The U.S. Treasury Department's Financial Crimes Enforcement Network accused three Mexican financial institutions - CIBanco, Intercam and Vector - "as being of primary money laundering concern" and blocked the banks' transactions with lenders and brokerage.
CIBanco and Intercam are both commercial banks. CIBanco has over $7 billion in total assets, Intercam $4 billion.
Vector is a brokerage firm with $11 billion in assets. According to the U.S. Treasury Department's statement, the three banks have a long-standing relationship with drug traffickers.
"Financial facilitators like CIBanco, Intercam, and Vector are enabling the poisoning of countless Americans by moving money on behalf of cartels, making them vital cogs in the fentanyl supply chain," said U.S. Secretary of the Treasury Scott Bessent in the department's press release.
The U.S. Treasury Department contends that CIBanco provides financial services that facilitate drug trafficking operations for the Beltran-Leyva Cartel, Jalisco New Generation Cartel and Gulf Cartel and "has also facilitated the procurement of precursor chemicals from China for illicit purposes."
They also note that CIBanco knowingly facilitated an account to launder $10 million on behalf of a Gulf Cartel member.
The department also claims that Intercam has a long-standing relationship with members of the New Generation Jalisco Cartel and facilitated the purchase of precursor chemicals from China to Mexico.
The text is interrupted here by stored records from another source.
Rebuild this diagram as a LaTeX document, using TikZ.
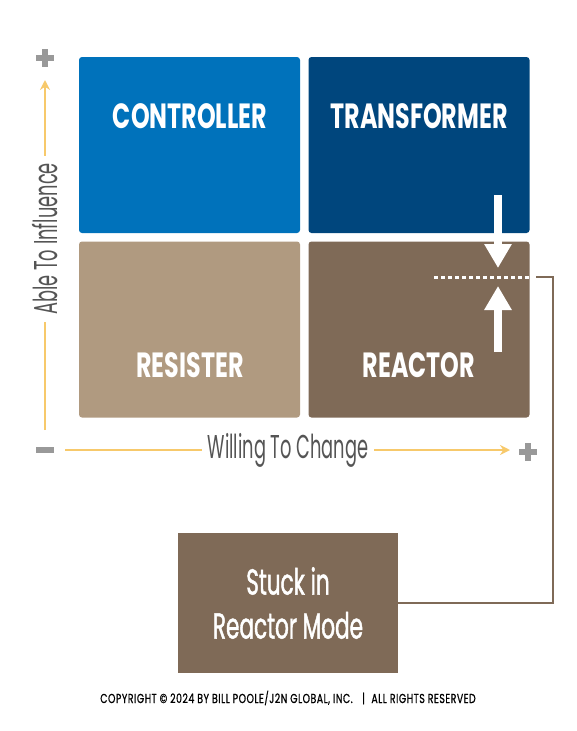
\documentclass[tikz,border=0pt]{standalone}
\usepackage{fontspec}
\setmainfont{Poppins}[FakeStretch=0.68]
\newfontfamily\narrowfont{Poppins}[FakeStretch=0.54]
\newfontfamily\stuckfont{Poppins}[FakeStretch=0.6,FakeBold=1.2]
\newfontfamily\copyfont{Poppins}[FakeStretch=0.72,LetterSpace=4,FakeBold=0.8]
\usepackage[rgb]{xcolor}
\definecolor{ctrlblue}{RGB}{0,114,187}
\definecolor{transblue}{RGB}{0,70,125}
\definecolor{resistan}{RGB}{176,154,128}
\definecolor{reactbrown}{RGB}{127,106,87}
\definecolor{axisyellow}{RGB}{247,201,107}
\definecolor{signgray}{RGB}{153,153,153}
\definecolor{textgray}{RGB}{85,85,85}
\usetikzlibrary{arrows.meta,positioning}

\begin{document}
\begin{tikzpicture}[x=1pt,y=-1pt,
  quad/.style={rectangle,rounded corners=3pt,minimum width=221pt,minimum height=176pt,inner sep=0pt},
  quadtext/.style={text=white,font=\fontsize{35}{35}\selectfont\bfseries},
  axistext/.style={fill=white,text=textgray,inner xsep=6pt,font=\narrowfont\fontsize{33}{33}\selectfont},
  axisline/.style={axisyellow,line width=2pt},
  sign/.style={signgray,line width=6pt},
  bigarrow/.style={white,line width=8pt,-{Triangle[width=26pt,length=24pt]}}
]
\useasboundingbox (0,0) rectangle (576,731);

% the quadrants
\node[quad,fill=ctrlblue]   (ctrl)  at (189.5,145) {};
\node[quad,fill=transblue]  (trans) at (419,145) {};
\node[quad,fill=resistan]   (resi)  at (189.5,329.5) {};
\node[quad,fill=reactbrown] (react) at (419,329.5) {};

\node[quadtext] (ctrltext)  at (190,116) {CONTROLLER};
\node[quadtext] (transtext) at (419,116) {TRANSFORMER};
\node[quadtext] (resitext)  at (190,365) {RESISTER};
\node[quadtext] (reacttext) at (419,365) {REACTOR};

% the axes
\coordinate (ybot) at (45,430);
\coordinate (ytop) at (45,80);
\coordinate (xleft) at (65,450);
\coordinate (xright) at (510,450);
\draw[axisline,-{Stealth[width=10pt,length=10pt]}] (ybot) -- (ytop);
\node[axistext,rotate=90,inner xsep=7pt] (ylabel) at (45,239) {Able To Influence};
\draw[axisline,-{Stealth[width=10pt,length=10pt]}] (xleft) -- (xright);
\node[axistext] (xlabel) at (288,450) {Willing To Change};

% plus and minus signs
\draw[sign] (36,58) -- (54,58) (45,49) -- (45,67);
\draw[sign] (36,450) -- (54,450);
\draw[sign] (519,452) -- (537,452) (528,443) -- (528,461);

% the squeeze
\coordinate (dtop) at (498,195);
\coordinate (dbot) at (498,268);
\coordinate (utop) at (498,286);
\coordinate (ubot) at (498,352);
\draw[bigarrow] (dtop) -- (dbot);
\draw[bigarrow] (ubot) -- (utop);
\coordinate (dotl) at (434,277);
\coordinate (dotr) at (530,277);
\draw[white,line width=3pt,dash pattern=on 4pt off 3pt] (dotl) -- (dotr);

% stuck box
\node[rectangle,fill=reactbrown,minimum width=220pt,minimum height=140pt,
  text=white,align=center,font=\stuckfont\fontsize{36}{44}\selectfont] (stuck) at (288,603)
  {Stuck in\\Reactor Mode};

\coordinate (cstart) at (536,277);
\draw[reactbrown,line width=2pt] (cstart) -- (553,277) |- (stuck.east);

% copyright
\node[font=\copyfont\fontsize{13}{13}\selectfont,text=black] (copy) at (288,698)
  {COPYRIGHT © 2024 BY BILL POOLE/J2N GLOBAL, INC. \enspace|\enspace ALL RIGHTS RESERVED};

\end{tikzpicture}
\end{document}
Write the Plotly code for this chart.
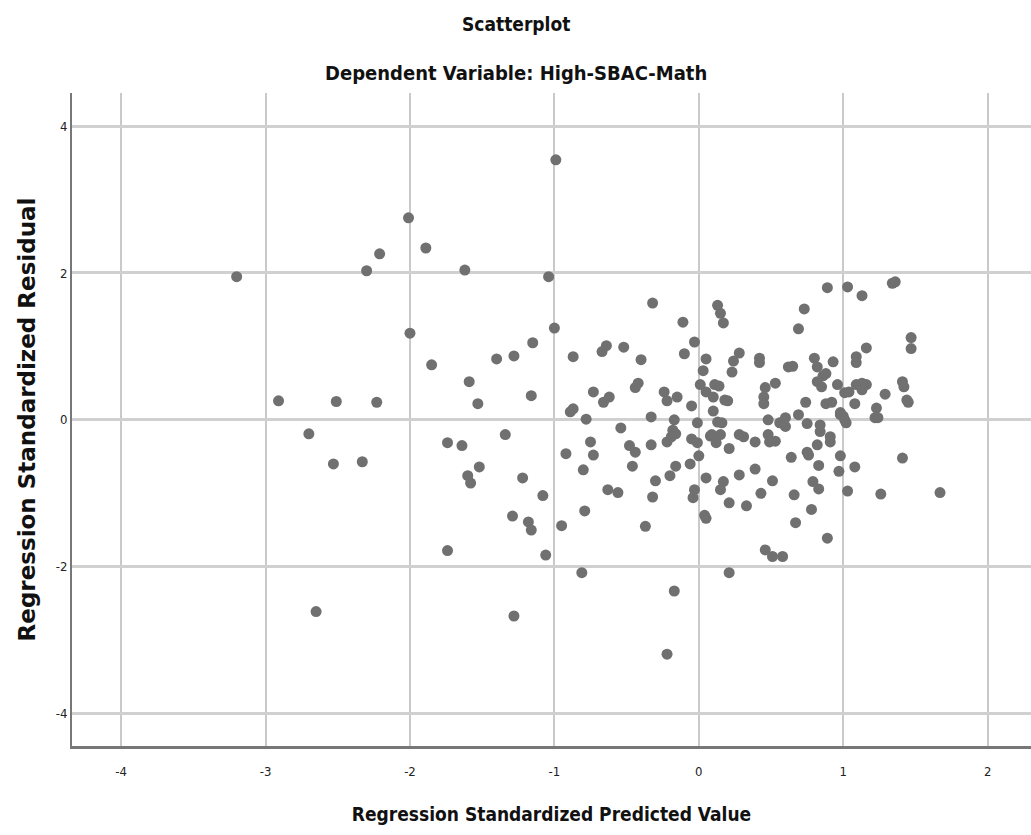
import plotly.graph_objects as go

predicted = [
    -3.20, -2.30, -2.21, -2.91, -2.51, -2.23, -2.70, -2.53, -2.33, -2.65,
    -2.01, -1.89, -1.62, -1.04, -2.00, -1.85, -1.40, -1.28, -1.15, -1.00,
    -1.59, -1.53, -1.16, -1.74, -1.64, -1.34, -1.52, -1.60, -1.58, -1.22,
    -1.08, -1.29, -1.18, -1.16, -0.95, -1.74, -1.06, -1.28, -0.99,
    -0.32, -0.11, -0.03, -0.10, -0.87, -0.67, -0.64, -0.52, -0.40, -0.44,
    -0.42, -0.73, -0.66, -0.62, -0.89, -0.87, -0.78, -0.54, -0.33, -0.24,
    -0.22, -0.15, -0.05, 0.05, 0.03, 0.01, 0.05, 0.11, 0.10, 0.10,
    0.13, 0.15, 0.17, -0.01, 0.08, 0.12, -0.75, -0.73, -0.92, -0.80,
    -0.48, -0.44, -0.46, -0.33, -0.22, -0.17, -0.18, -0.16, -0.19, -0.05,
    -0.01, 0.00, -0.06, -0.16, -0.20, 0.05, -0.30, 0.14, 0.18, 0.20,
    0.13, 0.16, 0.28, 0.24, 0.23, 0.42, 0.42, 0.46, 0.45, 0.45,
    0.53, 0.62, 0.65, 0.69, 0.48, 0.56, 0.60, 0.69, 0.09, 0.15,
    0.21, 0.28, 0.31, 0.39, 0.48, 0.49, 0.53, 0.60, 0.64, 0.66,
    0.67, -0.32, -0.04, -0.03, 0.17, 0.15, 0.28, 0.21, 0.33, 0.39,
    0.43, 0.51, 0.04, 0.05, -0.63, -0.56, -0.79, -0.37, -0.81, -0.17,
    0.21, 0.46, 0.51, 0.58, -0.22, 0.89, 1.03, 1.13, 1.34, 1.36,
    0.73, 1.47, 1.47, 0.80, 0.82, 0.93, 1.16, 1.09, 1.09, 0.86,
    0.88, 0.82, 0.85, 0.96, 1.01, 1.04, 1.09, 1.13, 1.16, 1.13,
    1.41, 1.42, 1.29, 1.45, 1.44, 0.74, 0.88, 0.92, 1.08, 0.98,
    1.00, 1.23, 1.22, 1.24, 0.75, 0.84, 1.02, 0.84, 0.98, 1.01,
    0.91, 0.91, 0.82, 0.75, 0.76, 0.83, 0.98, 0.97, 1.08, 1.41,
    0.79, 0.83, 1.03, 1.26, 1.67, 0.78, 0.89,
]

residual = [
    1.95, 2.03, 2.26, 0.26, 0.25, 0.24, -0.19, -0.60, -0.57, -2.61,
    2.75, 2.34, 2.04, 1.95, 1.18, 0.75, 0.83, 0.87, 1.05, 1.25,
    0.52, 0.22, 0.33, -0.31, -0.35, -0.20, -0.64, -0.76, -0.86, -0.79,
    -1.03, -1.31, -1.39, -1.50, -1.44, -1.78, -1.84, -2.67, 3.54,
    1.59, 1.33, 1.06, 0.90, 0.86, 0.93, 1.01, 0.99, 0.82, 0.44,
    0.50, 0.38, 0.24, 0.31, 0.11, 0.15, 0.01, -0.11, 0.04, 0.38,
    0.26, 0.31, 0.19, 0.83, 0.67, 0.48, 0.38, 0.48, 0.31, 0.12,
    1.56, 1.45, 1.32, -0.04, -0.22, -0.31, -0.30, -0.48, -0.46, -0.68,
    -0.35, -0.44, -0.63, -0.34, -0.30, 0.00, -0.14, -0.19, -0.23, -0.26,
    -0.31, -0.49, -0.60, -0.63, -0.76, -0.79, -0.83, 0.46, 0.27, 0.26,
    -0.03, -0.04, 0.91, 0.80, 0.65, 0.84, 0.78, 0.44, 0.31, 0.22,
    0.50, 0.72, 0.73, 1.24, 0.00, -0.04, 0.03, 0.07, -0.20, -0.20,
    -0.39, -0.20, -0.23, -0.30, -0.20, -0.30, -0.29, -0.09, -0.51, -1.02,
    -1.40, -1.05, -1.06, -0.95, -0.84, -0.95, -0.75, -1.13, -1.17, -0.67,
    -1.00, -0.83, -1.30, -1.34, -0.95, -0.99, -1.24, -1.45, -2.08, -2.33,
    -2.08, -1.77, -1.86, -1.86, -3.19, 1.80, 1.81, 1.69, 1.86, 1.88,
    1.51, 1.12, 0.97, 0.84, 0.72, 0.79, 0.98, 0.86, 0.78, 0.60,
    0.63, 0.52, 0.45, 0.48, 0.37, 0.38, 0.48, 0.50, 0.48, 0.41,
    0.52, 0.45, 0.35, 0.24, 0.27, 0.24, 0.22, 0.24, 0.22, 0.10,
    0.05, 0.16, 0.03, 0.03, -0.05, -0.07, -0.04, -0.16, 0.07, 0.00,
    -0.23, -0.30, -0.34, -0.44, -0.48, -0.62, -0.49, -0.70, -0.64, -0.52,
    -0.84, -0.94, -0.97, -1.01, -0.99, -1.22, -1.61,
]

x_ticks = [-4, -3, -2, -1, 0, 1, 2]
x_tick_labels = ["-4", "-3", "-2", "-1", "0", "1", "2"]
y_ticks = [-4, -2, 0, 2, 4]
y_tick_labels = ["-4", "-2", "0", "2", "4"]

narrow = "Liberation Sans Narrow, DejaVu Sans Condensed, Roboto Condensed, Arial Narrow, DejaVu Sans, sans-serif"

L, R, T, B = 72, 0, 93, 89
W, H = 1031, 835
pw, ph = W - L - R, H - T - B

fig = go.Figure()
fig.add_trace(go.Scatter(
    x=predicted, y=residual, mode="markers",
    marker=dict(size=11, color="#707070", line=dict(width=0)),
    hoverinfo="x+y", showlegend=False,
))

title_x = (W / 2 - L) / pw
fig.update_layout(
    width=W, height=H,
    margin=dict(l=L, r=R, t=T, b=B),
    paper_bgcolor="white", plot_bgcolor="white",
    font=dict(family=narrow, color="#222222"),
    annotations=[
        dict(text="<b>Scatterplot</b>", x=title_x, y=1 + (T - 24) / ph,
             xref="paper", yref="paper", xanchor="center", yanchor="middle",
             showarrow=False, font=dict(size=19, family=narrow, color="#111111")),
        dict(text="<b>Dependent Variable: High-SBAC-Math</b>", x=title_x, y=1 + (T - 73) / ph,
             xref="paper", yref="paper", xanchor="center", yanchor="middle",
             showarrow=False, font=dict(size=20, family=narrow, color="#111111")),
    ],
    xaxis=dict(
        range=[-4.34, 2.30], tickvals=x_ticks, ticktext=x_tick_labels,
        showgrid=True, gridcolor="#c9c9c9", gridwidth=1.5,
        zeroline=False, showline=True, linecolor="#777777", linewidth=2.5,
        ticks="", ticklabelstandoff=12,
        tickfont=dict(size=13, family=narrow, color="#222222"),
        title=dict(text="<b>Regression Standardized Predicted Value</b>",
                   font=dict(size=19, family=narrow, color="#111111"), standoff=30),
    ),
    yaxis=dict(
        range=[-4.44, 4.45], tickvals=y_ticks, ticktext=y_tick_labels,
        showgrid=True, gridcolor="#d0d0d0", gridwidth=3,
        zeroline=False, showline=True, linecolor="#777777", linewidth=2,
        ticks="", tickfont=dict(size=13, family=narrow, color="#222222"),
        title=dict(text="<b>Regression Standardized Residual</b>",
                   font=dict(size=23, family="DejaVu Sans, Verdana, sans-serif", color="#111111"),
                   standoff=14),
    ),
)

fig.write_html("out.html")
Vector, the U.S. Treasury Department claims, facilitates money laundering services for the Sinaloa Cartel and Gulf Cartel.
"For example, from 2013 through 2021, a Sinaloa Cartel money mule employed various methods to launder $2 million from the United States to Mexico through Vector," the department claims.
On the same day that the U.S. Treasury Department issued their statement, the Mexican Senate approved amendments to the Federal Law for the Prevention and Identification of Operations with Resources of Illicit Origin, Mexico's anti-money laundering law.
"I appear before you with the conviction that a reform is being presented that not only strengthens the capacity of the Mexican State to combat economic crime and money laundering, but also seeks to balance people's rights, economic freedom and legal certainty with legislative responsibility," said Senator Javier Corral Jurado before promoting a draft decree reforming the law.
One of the main proposals was to improve coordination between the Ministry of Finance and Public Credit, the National Guard and national and international financial institutions. The reform passed with 74 votes in favor, 13 against and 19 abstentions.